Le lien fait par Vanessa entre le travail que nécessite la mise en ligne des fanfictions et les retours des lecteurs prend ici tout son sens. L’analyse des résultats montre que ce sont les commentaires qui revêtent la plus grande importance. Les enquêtés ont quatre façons de tenir compte des suggestions qui leur sont faites par ce biais. Premièrement, ils les incorporent. Les lecteurs les encouragent et ils le leur rendent en intégrant leurs idées à leurs fanfictions. Deuxièmement, ils répondent ponctuellement à une demande, lorsque les propositions leur plaisent ou qu’elles leur permettent de préciser un détail. Troisièmement, ils reprennent directement des spéculations afin d’orienter la suite de leur récit et écrivent selon les envies de leur public. Enfin, quatrièmement, ils ne tiennent compte des sollicitations que comme marque de reconnaissance.

Les commentaires peuvent aussi mener à des échanges : c’est le principal moyen par lequel les enquêtés ont noué des liens avec des acteurs internes à la communauté, ce qui représente ici 134 relations sur 256. Les espaces étudiés étant des sites d’archive, le succès rencontré n’est dû à aucun algorithme de classement ou autre processus de mise en avant qui serait le fait du dispositif. Il repose sur un ensemble de dynamiques sociales qui vont encourager l’activité de publication de certains plutôt que d’autres. Dans le cadre de cette enquête, il apparaît que les 10 auteurs les plus commentés ont entre 16 et 51 ans, pour une moyenne de 31 ans. Il s’agit d’individus qui ont des compétences rédactionnelles et qui bénéficient d’une culture personnelle ou encore d’une expérience de vie riche. On peut ainsi supposer que les publications qui connaissent le plus de succès sont écrites majoritairement par des adultes pour un public plus jeune.
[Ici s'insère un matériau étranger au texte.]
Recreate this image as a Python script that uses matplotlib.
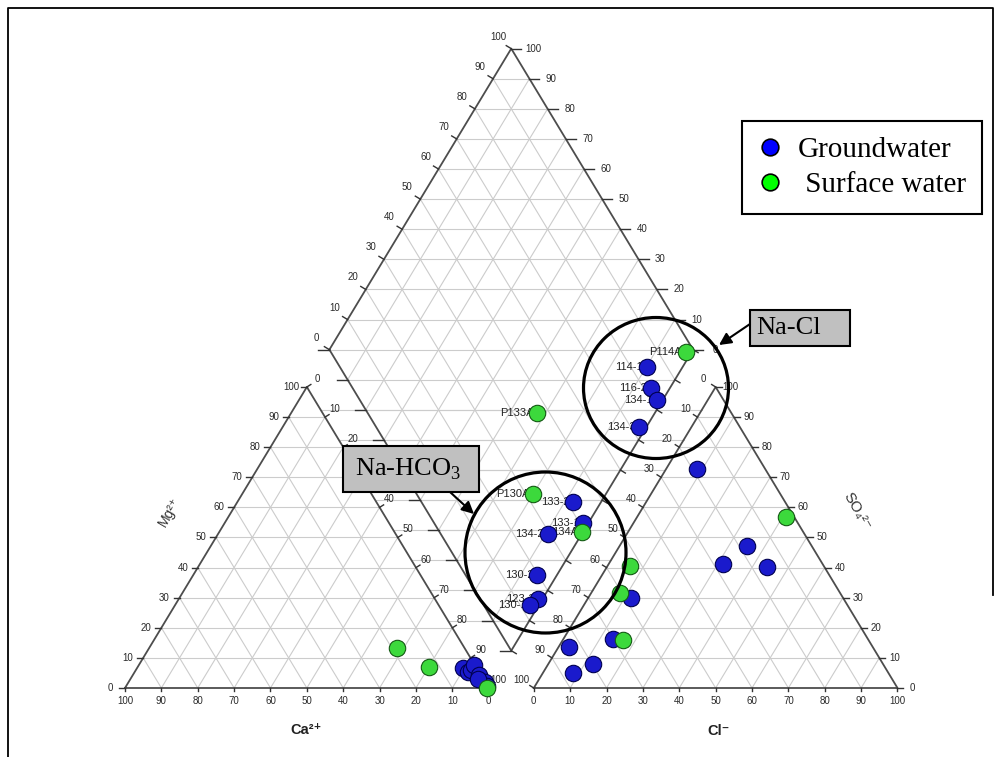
import numpy as np
import matplotlib.pyplot as plt
import matplotlib.transforms as mtransforms
from matplotlib.patches import Ellipse, Rectangle
from matplotlib.lines import Line2D

W, H = 1003, 757
SX, SY = 3.637, 3.476   # pixels per data unit (triangle side = 100)
X0, Y0 = 125, 688       # pixel position of the Ca = 100 corner
GAP = 12.4              # gap between the two triangles
TH = 86.6               # triangle height

# cation triangle (% meq)
gw_ca = [3.9, 3.1, 2.0, 0.3, 0.6, 0.1, 0.0, 1.5]
gw_mg = [6.6, 5.3, 6.0, 7.6, 4.3, 2.0, 0.7, 3.0]
sw_ca = [18.7, 12.8, 0.5]
sw_mg = [13.3, 7.0, 0.0]

# anion triangle (% meq)
gw_cl = [8.5, 35.0, 31.5, 44.1, 11.9, 13.5, 2.8, 12.2, 8.2]
gw_so4 = [72.8, 47.2, 41.2, 40.2, 29.9, 16.3, 13.6, 8.0, 5.0]
sw_cl = [40.9, 6.3, 7.8, 16.7]
sw_so4 = [56.8, 40.5, 31.6, 15.9]

# diamond: Na+K and Cl+SO4 (% meq)
gw_ids = ["114-1", "116-2", "134-1", "134-3", "133-2", "133-1", "134-2", "130-2", "123-2", "130-1"]
gw_nak = [90.0, 94.9, 98.3, 98.1, 92.4, 98.7, 90.8, 94.5, 98.8, 97.7]
gw_clso4 = [84.4, 82.2, 81.6, 72.4, 41.8, 41.0, 29.5, 19.8, 16.1, 12.8]
sw_ids = ["P114A", "P133A", "P130A", "134A"]
sw_nak = [98.3, 67.7, 80.0, 99.9]
sw_clso4 = [97.6, 46.7, 32.0, 39.2]

ticks = list(range(0, 101, 10))


def cat_xy(ca, mg):
    ca = np.asarray(ca, float)
    mg = np.asarray(mg, float)
    return 100 - ca - mg / 2, mg * TH / 100


def an_xy(cl, so4):
    cl = np.asarray(cl, float)
    so4 = np.asarray(so4, float)
    return 100 + GAP + cl + so4 / 2, so4 * TH / 100


BX, BY = 100 + GAP / 2, GAP * TH / 100


def dia_xy(nak, clso4):
    a = np.asarray(clso4, float)
    c = 100 - np.asarray(nak, float)
    return BX + (a - c) / 2, BY + (a + c) * TH / 100


plt.rcParams['font.family'] = ['Liberation Sans', 'DejaVu Sans']
fig = plt.figure(figsize=(W / 100, H / 100), dpi=100)
ax = fig.add_axes([0, 0, 1, 1])
ax.set_xlim(-X0 / SX, (W - X0) / SX)
ax.set_ylim(-(H - Y0) / SY, Y0 / SY)
ax.axis('off')
# pixel coordinates (origin top-left) for annotations
pix = mtransforms.Affine2D().scale(1 / W, -1 / H).translate(0, 1) + fig.transFigure

# grid
grid = dict(color='#cccccc', lw=0.8, zorder=1)
edge = dict(color='#4d4d4d', lw=1.3, zorder=3)
for v in range(10, 100, 10):
    ax.plot(*cat_xy([100 - v, 0], [v, v]), **grid)
    ax.plot(*cat_xy([v, v], [0, 100 - v]), **grid)
    ax.plot(*cat_xy([100 - v, 0], [0, 100 - v]), **grid)
    ax.plot(*an_xy([0, 100 - v], [v, v]), **grid)
    ax.plot(*an_xy([v, v], [0, 100 - v]), **grid)
    ax.plot(*an_xy([100 - v, 0], [0, 100 - v]), **grid)
    ax.plot(*dia_xy([0, 100], [v, v]), **grid)
    ax.plot(*dia_xy([v, v], [0, 100]), **grid)
for k in range(10, 200, 10):
    a = np.array([max(0, k - 100), min(100, k)])
    ax.plot(*dia_xy(100 - (k - a), a), **grid)
    if k <= 80:
        m = GAP + k
        xl, yl = cat_xy(0, m)
        xr, yr = an_xy(0, m)
        ax.plot([xl, xr], [yl, yr], **grid)

# outlines
ax.plot(*cat_xy([100, 0, 0, 100], [0, 0, 100, 0]), **edge)
ax.plot(*an_xy([0, 100, 0, 0], [0, 0, 100, 0]), **edge)
ax.plot(*dia_xy([0, 100, 100, 0, 0], [0, 0, 100, 100, 0]), **edge)


def tick(p, dx, dy):
    x, y = p
    ax.plot([x, x + dx / SX], [y, y + dy / SY], color='#333333', lw=1.0, zorder=3)


def tlab(p, s, dx, dy):
    x, y = p
    ax.text(x + dx / SX, y + dy / SY, s, fontsize=7, color='#2a2a2a',
            ha='center', va='center', zorder=4)


for v in ticks:
    s = str(v)
    p = cat_xy(v, 0); tick(p, 0, -3); tlab(p, s, 0, -13)
    p = cat_xy(100 - v, v); tick(p, -6, 0); tlab(p, s, -15, 0)
    p = cat_xy(0, 100 - v); tick(p, 4, 2.5); tlab(p, s, 10, 8)
    p = an_xy(v, 0); tick(p, 0, -3); tlab(p, s, 0, -13)
    p = an_xy(100 - v, v); tick(p, 6, 0); tlab(p, s, 15, 0)
    p = an_xy(0, 100 - v); tick(p, -4, 2.5); tlab(p, s, -12, 8)
    p = dia_xy(0, v); tick(p, -5, 3); tlab(p, s, -13, 12)
    p = dia_xy(100 - v, 100); tick(p, 10, 0); tlab(p, s, 22, 0)
    tick(dia_xy(v, 0), -11, 0)
    tick(dia_xy(100, v), 5, -3)

# axis names
ax.text(170, 512, 'Mg²⁺', transform=pix, rotation=60, fontsize=10,
        ha='center', va='center', color='#333333')
ax.text(857, 511, 'SO₄²⁻', transform=pix, rotation=-60,
        fontsize=11, ha='center', va='center', color='#333333')
ax.text(306, 730, 'Ca²⁺', transform=pix, fontsize=10.5, fontweight='bold',
        ha='center', va='center', color='#222222')
ax.text(719, 731, 'Cl⁻', transform=pix, fontsize=10.5, fontweight='bold',
        ha='center', va='center', color='#222222')

# samples
GW = dict(s=140, c='#1a1acc', edgecolors='#000050', linewidths=0.8, zorder=6)
SW = dict(s=140, c='#3cd93c', edgecolors='#145a14', linewidths=0.8, zorder=6)
ax.scatter(*cat_xy(gw_ca, gw_mg), **GW)
ax.scatter(*cat_xy(sw_ca, sw_mg), **SW)
ax.scatter(*an_xy(gw_cl, gw_so4), **GW)
ax.scatter(*an_xy(sw_cl, sw_so4), **SW)
ax.scatter(*dia_xy(gw_nak, gw_clso4), **GW)
ax.scatter(*dia_xy(sw_nak, sw_clso4), **SW)
for ids, nak, clso4 in [(gw_ids, gw_nak, gw_clso4), (sw_ids, sw_nak, sw_clso4)]:
    xs, ys = dia_xy(nak, clso4)
    for name, x, y in zip(ids, xs, ys):
        ax.text(x - 4 / SX, y, name, fontsize=8, ha='right', va='center',
                color='#222222', zorder=5)

# legend
handles = [Line2D([], [], ls='', marker='o', ms=12, mfc='#0000ff', mec='k', mew=1.2),
           Line2D([], [], ls='', marker='o', ms=12, mfc='#00ff00', mec='k', mew=1.2)]
leg = fig.legend(handles, ['Groundwater', ' Surface water'], loc='upper left',
                 bbox_to_anchor=(742 / W, 1 - 121 / H), borderaxespad=0,
                 frameon=True, fancybox=False, framealpha=1, edgecolor='k',
                 prop=dict(family='Liberation Serif', size=21), borderpad=0.55,
                 handlelength=0.8, handletextpad=0.57, labelspacing=0.27)
leg.get_frame().set_linewidth(1.5)

# class circles and callouts
ax.add_patch(Ellipse((656, 388), 145, 141, transform=pix, fill=False, ec='k', lw=2.3, zorder=7))
ax.add_patch(Ellipse((545.5, 552.5), 161, 161, transform=pix, fill=False, ec='k', lw=2.3, zorder=7))
for (bx, by, bw, bh, txt, tx, tip, tail) in [
        (750, 310, 100, 36, 'Na-Cl', 756, (719, 345), (750, 324)),
        (343, 446, 136, 46, r'Na-HCO$_\mathregular{3}$', 355, (474, 514), (450, 492))]:
    ax.add_patch(Rectangle((bx, by), bw, bh, transform=pix, fc='#c0c0c0', ec='k', lw=1.5, zorder=8))
    ax.text(tx, by + bh / 2, txt, transform=pix, family='Liberation Serif', fontsize=19,
            ha='left', va='center', zorder=9)
    ax.annotate('', xy=tip, xytext=tail, xycoords=pix, textcoords=pix, zorder=8,
                arrowprops=dict(arrowstyle='-|>', lw=1.5, color='k', mutation_scale=18,
                                shrinkA=0, shrinkB=0))

# page frame
fig.add_artist(Line2D([8, 8, 993, 993], [757, 8, 8, 595], transform=pix, color='k', lw=1.3))

fig.savefig('out.png', dpi=100)
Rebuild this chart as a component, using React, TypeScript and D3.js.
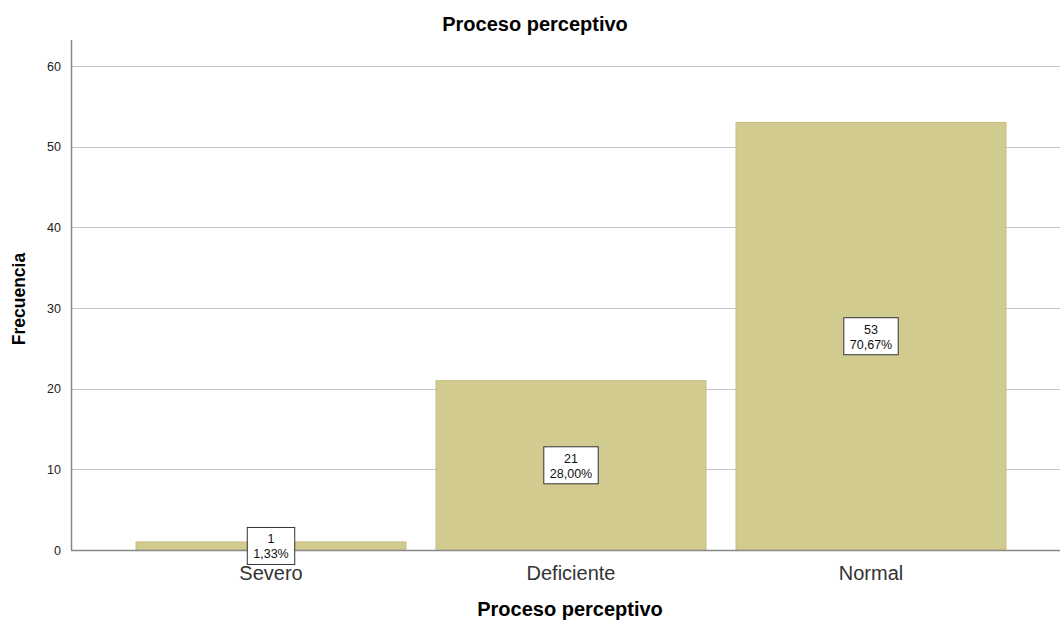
import { useEffect, useRef } from "react";
import * as d3 from "d3";

const categories = ["Severo", "Deficiente", "Normal"];
const counts = [1, 21, 53];
const percents = ["1,33%", "28,00%", "70,67%"];
const yTicks = [0, 10, 20, 30, 40, 50, 60];

const width = 1060;
const height = 622;
const margin = { top: 40, left: 71, bottom: 72, right: 0 };

const App = () => {
  const svgRef = useRef<SVGSVGElement>(null);

  useEffect(() => {
    const svg = d3.select(svgRef.current);
    svg.selectAll("*").remove();
    const font = "'Liberation Sans', Arial, sans-serif";

    const x = d3
      .scaleBand()
      .domain(categories)
      .range([121, 1021])
      .paddingInner(0.1)
      .paddingOuter(0.05);
    const y = d3
      .scaleLinear()
      .domain([0, 60])
      .range([height - margin.bottom, 66]);

    // grid
    svg
      .append("g")
      .selectAll("line")
      .data(yTicks.filter((t) => t > 0))
      .enter()
      .append("line")
      .attr("x1", margin.left)
      .attr("x2", width)
      .attr("y1", (d) => Math.round(y(d)) + 0.5)
      .attr("y2", (d) => Math.round(y(d)) + 0.5)
      .attr("stroke", "#c4c4c4")
      .attr("stroke-width", 1.2);

    // bars
    svg
      .append("g")
      .selectAll("rect")
      .data(counts)
      .enter()
      .append("rect")
      .attr("x", (_, i) => x(categories[i])!)
      .attr("y", (d) => y(d))
      .attr("width", x.bandwidth())
      .attr("height", (d) => y(0) - y(d))
      .attr("fill", "#d2cb8f")
      .attr("stroke", "#c6bf83")
      .attr("stroke-width", 1);

    // axes
    const yAxis = d3.axisLeft(y).tickValues(yTicks).tickSize(0).tickPadding(10);
    const gy = svg
      .append("g")
      .attr("transform", `translate(${margin.left},0)`)
      .call(yAxis);
    gy.select(".domain").remove();
    gy.selectAll("text")
      .attr("font-family", font)
      .attr("font-size", 12.5)
      .attr("fill", "#222");
    svg
      .append("line")
      .attr("x1", margin.left + 0.5)
      .attr("x2", margin.left + 0.5)
      .attr("y1", margin.top)
      .attr("y2", y(0))
      .attr("stroke", "#888")
      .attr("stroke-width", 1.5);

    const xAxis = d3.axisBottom(x).tickSize(0).tickPadding(16);
    const gx = svg
      .append("g")
      .attr("transform", `translate(0,${y(0)})`)
      .call(xAxis);
    gx.select(".domain").remove();
    gx.selectAll("text")
      .attr("font-family", font)
      .attr("font-size", 20)
      .attr("fill", "#333");
    svg
      .append("line")
      .attr("x1", margin.left)
      .attr("x2", width)
      .attr("y1", y(0) + 0.5)
      .attr("y2", y(0) + 0.5)
      .attr("stroke", "#888")
      .attr("stroke-width", 1.5);

    // value labels
    const lab = svg
      .append("g")
      .selectAll("g")
      .data(counts)
      .enter()
      .append("g")
      .attr(
        "transform",
        (d, i) =>
          `translate(${x(categories[i])! + x.bandwidth() / 2},${(y(0) + y(d)) / 2})`
      );
    const box = lab
      .append("rect")
      .attr("y", -18.5)
      .attr("height", 37)
      .attr("fill", "#fff")
      .attr("stroke", "#333")
      .attr("stroke-width", 1);
    lab
      .append("text")
      .attr("text-anchor", "middle")
      .attr("y", -2.5)
      .attr("font-family", font)
      .attr("font-size", 12.5)
      .attr("fill", "#111")
      .text((d) => String(d));
    const pct = lab
      .append("text")
      .attr("text-anchor", "middle")
      .attr("y", 12.5)
      .attr("font-family", font)
      .attr("font-size", 12.5)
      .attr("fill", "#111")
      .text((_, i) => percents[i]);
    const widths: number[] = [];
    pct.each(function () {
      widths.push((this as SVGTextElement).getComputedTextLength());
    });
    box
      .attr("x", (_, i) => -(widths[i] + 12) / 2)
      .attr("width", (_, i) => widths[i] + 12);

    // titles
    svg
      .append("text")
      .attr("x", 535)
      .attr("y", 31)
      .attr("text-anchor", "middle")
      .attr("font-family", font)
      .attr("font-weight", "bold")
      .attr("font-size", 20)
      .text("Proceso perceptivo");
    svg
      .append("text")
      .attr("x", 570)
      .attr("y", 616)
      .attr("text-anchor", "middle")
      .attr("font-family", font)
      .attr("font-weight", "bold")
      .attr("font-size", 20)
      .text("Proceso perceptivo");
    svg
      .append("text")
      .attr("transform", `translate(25,299) rotate(-90)`)
      .attr("text-anchor", "middle")
      .attr("font-family", font)
      .attr("font-weight", "bold")
      .attr("font-size", 17.5)
      .text("Frecuencia");
  }, []);

  return (
    <svg
      ref={svgRef}
      width={width}
      height={height}
      style={{ position: "absolute", left: 0, top: 0, background: "#fff" }}
    />
  );
};

export default App;
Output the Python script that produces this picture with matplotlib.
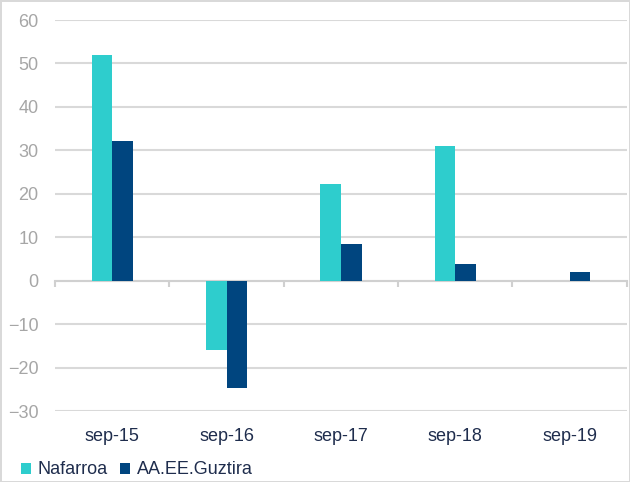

Dans l’ensemble, l’âge des enquêtés est compris entre 16 et 51 ans, pour une moyenne de 26 ans. Les auteurs étant avant tout des lecteurs de fanfictions, cet aspect de leur activité a aussi son importance. Parmi les 66 qui ont répondu à la question de la découverte des fanfictions, 4 étaient enfants, 37 étaient au collège ou au lycée, 12 à l’université et 13 étaient déjà dans la vie active. Ces derniers ont en général publié plus vite et ont eu une reconnaissance plus rapide que les plus jeunes. Pour les autres, l’activité s’est construite au fur et à mesure du temps ou est plus mesurée, ce qui ne signifie en rien l’absence marqueurs de validation ou de rencontres. De façon générale, leur posture partagée de lecteurs suppose également qu’ils ont tous participé à encourager des pairs. L’âge se présente ici comme le signe d’une certaine hétérogénéité dans la production des fanfictions, qui est renforcée par la diversité des origines sociales : entre les enquêtés et leurs parents, l’ensemble des catégories socioprofessionnelles est par exemple représenté. Cette diversité peut être vue comme une forme de démocratisation des expériences. Elle permettrait aux publics d’éprouver de façon plus concrète des situations intimes, d’explorer leur subjectivité et de s’émanciper de leur quotidien, tout en restant socialement ancrés.

Conclusion

L’enquête montre comment des dispositifs en ligne peuvent être investis à des fins de construction individuelles et collectives. Elle donne également un exemple des effets que peut avoir le numérique sur des réflexions morales et éthiques et leur diffusion. En effet, les sites de publication de fanfictions se présentent comme des espaces d’apprentissage techniques, mais aussi de subjectivation, au sens entendu par Dubet (2016). L’écriture de fanfictions permet aux auteurs de renforcer leur réseau de relations, et de se distancier du monde qui leur est immédiatement accessible par l’application d’éléments fictionnels. Leur partage bénéficie aux autres membres des communautés en même temps qu’il induit un effort de production collectif assurant un ancrage social et légal. En d’autres termes, la place laissée à la transgression par l’exploration de l’intime contribue à la construction des valeurs individuelles, que les acteurs peuvent comparer ou adapter à ce qu'ils connaissent. Le cadre social implique quant à lui une forme de normalisation des contenus : il participe à la familiarisation des acteurs avec les principes moraux de la société, ce qui leur permet de se situer.

Les productions des publics mises en ligne ont de fait le potentiel de favoriser autant l’émancipation des individus que leur socialisation. C’est ce potentiel qui vaudrait la préservation voulue par the Organisation for Transformative Works, ou encore le positionnement éthique de Louise quant à la commercialisation des fanfictions auxquelles les éléments fictionnels sous licence ont été ôtés. Le numérique joue ici un rôle central puisque c’est son utilisation qui rassemble des individus de tous horizons et permet à ce potentiel d’exister sous cette forme. Des fanfictions sont également publiées sur des dispositifs non spécialisés, tels que les réseaux socionumériques ou des sites monétisant d’autres contenus. Une étude complémentaire portant sur ces autres dispositifs permettrait de mieux saisir la portée et les limites des dynamiques sociales mises au jour dans cet article, et de les actualiser. Cela permettrait également de contribuer aux travaux sur le genre en apportant un éclairage sur la façon dont une activité essentiellement féminine peut prendre place et évoluer aujourd’hui sur le Web.